Public land is a powerful, cross-cutting framework. From the small scale of a green schoolyard to the large scale of a wilderness reserve, wise and equitable land stewardship is a pillar of great communities, a strategy for health, social connectedness, equity, climate action, and long-term sustainability. Trust for Public Land truly understands the interconnectedness of these issues, and the many strategic opportunities they offer. Not only that, TPL has an extraordinary track record of community partnership and of grounding its work in solid evidence.
You’ve referred several times to TPL’s commitment to health, equity, and climate action in its mission. How does TPL’s commitments fit into the global context?
While TPL’s strategic plan includes commitments on each of these issues, it exists in a still broader context—what the resilience funders network Omega calls “the global polycrisis.” This refers to the intersection of biosphere stressors, societal stressors, and technology stressors. In particular, TPL’s strategic priorities need to be advanced in the context of contemporary social and political dysfunction: profound political polarization; declining social capital; rising income and wealth inequality; loss of public faith in government, science, and even the very concept of truth; and toxic disinformation spread widely on social media.
Of course, no one organization can tackle every challenge. But we need to be aware of the broader connections of our work, we need to be systems thinkers, we need to be skeptical of artificial boundaries, we need to cultivate robust partnerships, and we need to embrace solutions that are complex and sometimes indirect.
I believe that a collateral benefit of TPL’s work could be bridge-building across some of the divides that bedevil our country at the moment. There is widespread agreement across the political spectrum on the value of our natural heritage. I see a “meta-goal” of the Institute’s work as seizing opportunities to leverage that agreement to heal some of the nation’s rifts. Greater social solidarity is not only an intrinsic good, it will also help advance TPL’s goals of health, equity, and climate action.
The conservation community has criticized as too male, too white and too exclusive. We see that reflected in access to nature heavily weighted to Caucasian communities—and TPL is working to change that. What’s your approach to these issues?

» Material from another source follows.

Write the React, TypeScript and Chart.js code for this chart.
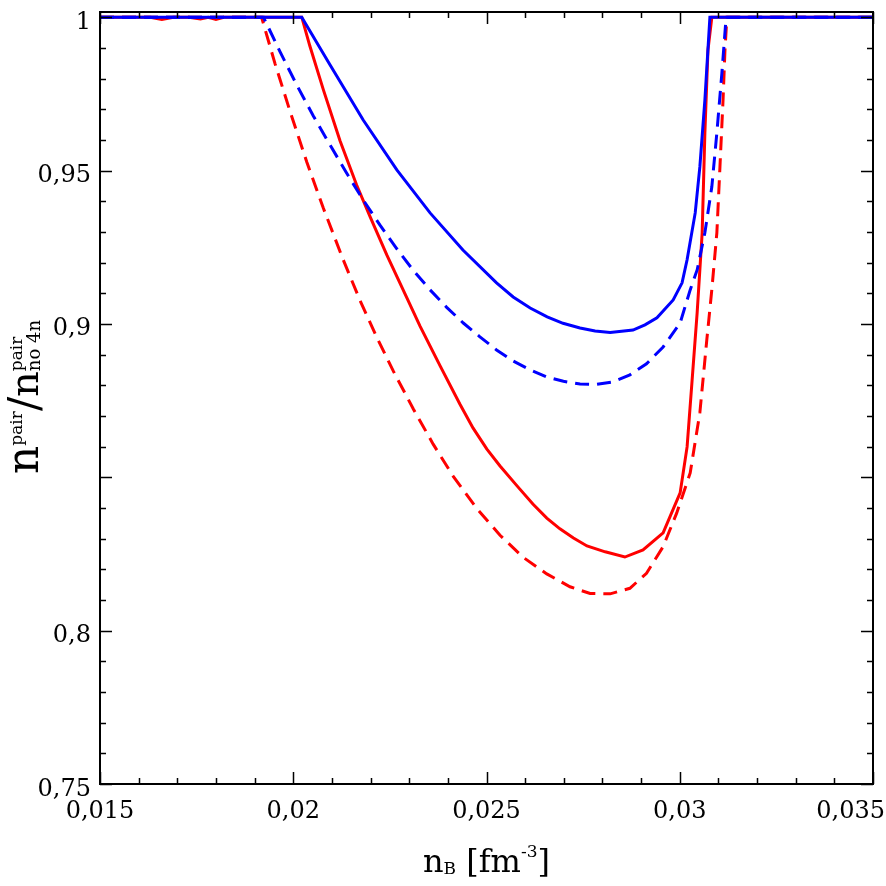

All of our leading institutions, including nonprofit groups, need to reflect our diverse society. This is both a matter of simple justice, and a prerequisite to success. As a “pale, male, and stale” person, I recognize the privilege I have, and my responsibility to be actively anti-racist. I plan to use my position as an opportunity to help expand the diversity of TPL’s leadership. From Day One, I’ll be thinking in terms of succession planning, supporting and mentoring younger colleagues from under-represented groups. Building a strong, diverse bench of future leaders is a top priority for me.
In our work, equity must be central. This extends from the ways in which we partner with communities, to the kinds of research questions we ask, to the kinds of knowledge we honor, to the policy solutions we advance. Just as we can’t have healthy people without a healthy planet, we can’t have thriving communities that aren’t fair and inclusive.